A good exam habit is to draw the field directions and particle motion carefully. For a positive charge, force directions are easier to determine. For electrons, reverse the force direction. If a question asks about speed, remember that a magnetic field alone does not change it. If a question asks about path shape, a constant electric field often gives a parabola, while a magnetic field at right angles gives a circle.
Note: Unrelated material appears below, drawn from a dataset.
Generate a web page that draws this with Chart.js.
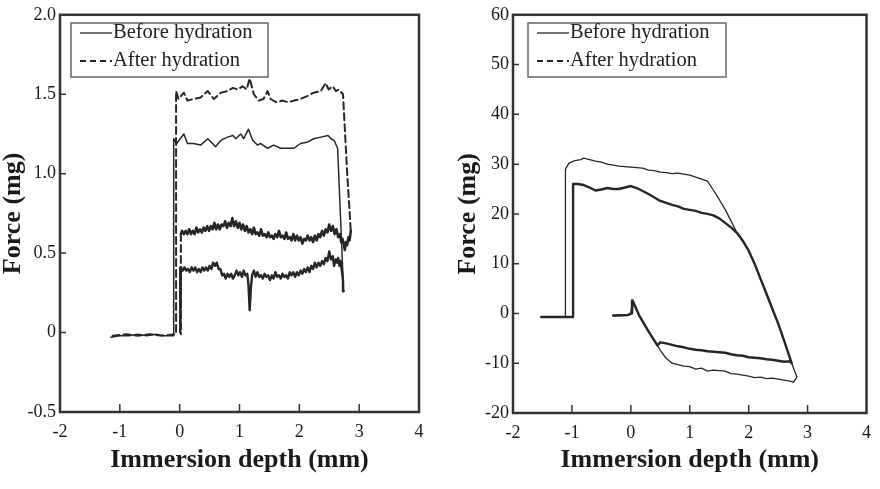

Another common skill is explaining why the motion changes. Use clear physics language such as “force,” “perpendicular,” “constant acceleration,” “centripetal force,” and “potential difference.” These terms show strong understanding and help with written-response questions.

Conclusion

Motion in electromagnetic fields is all about how charged particles respond to invisible forces. Electric fields push charges and can speed them up or slow them down. Magnetic fields act only on moving charges and bend their paths without changing their speed. When both fields are used together, scientists can select speeds, sort particles, and control beams in powerful technologies. This topic connects directly to the wider IB idea of fields as regions where forces act at a distance. Understanding these relationships gives students a strong foundation for later physics topics and practical applications. ✅

Study Notes

A field is a region where a particle experiences a force.
Electric force on a charge is $\mathbf{F}=q\mathbf{E}$.
Magnetic force on a moving charge is $\mathbf{F}=q\mathbf{v}\times\mathbf{B}$.
Electric fields can change both speed and direction of a charged particle.
Magnetic fields act only on moving charges and change direction, not speed, if they are the only force.
In a uniform electric field, acceleration is $\mathbf{a}=\frac{q\mathbf{E}}{m}$.
In a magnetic field at right angles, the radius of motion is $r=\frac{mv}{qB}$.
In crossed fields, straight-through motion happens when $v=\frac{E}{B}$.
Magnetic forces do no work because they are always perpendicular to velocity.
Real applications include cathode ray tubes, particle accelerators, mass spectrometers, and auroras.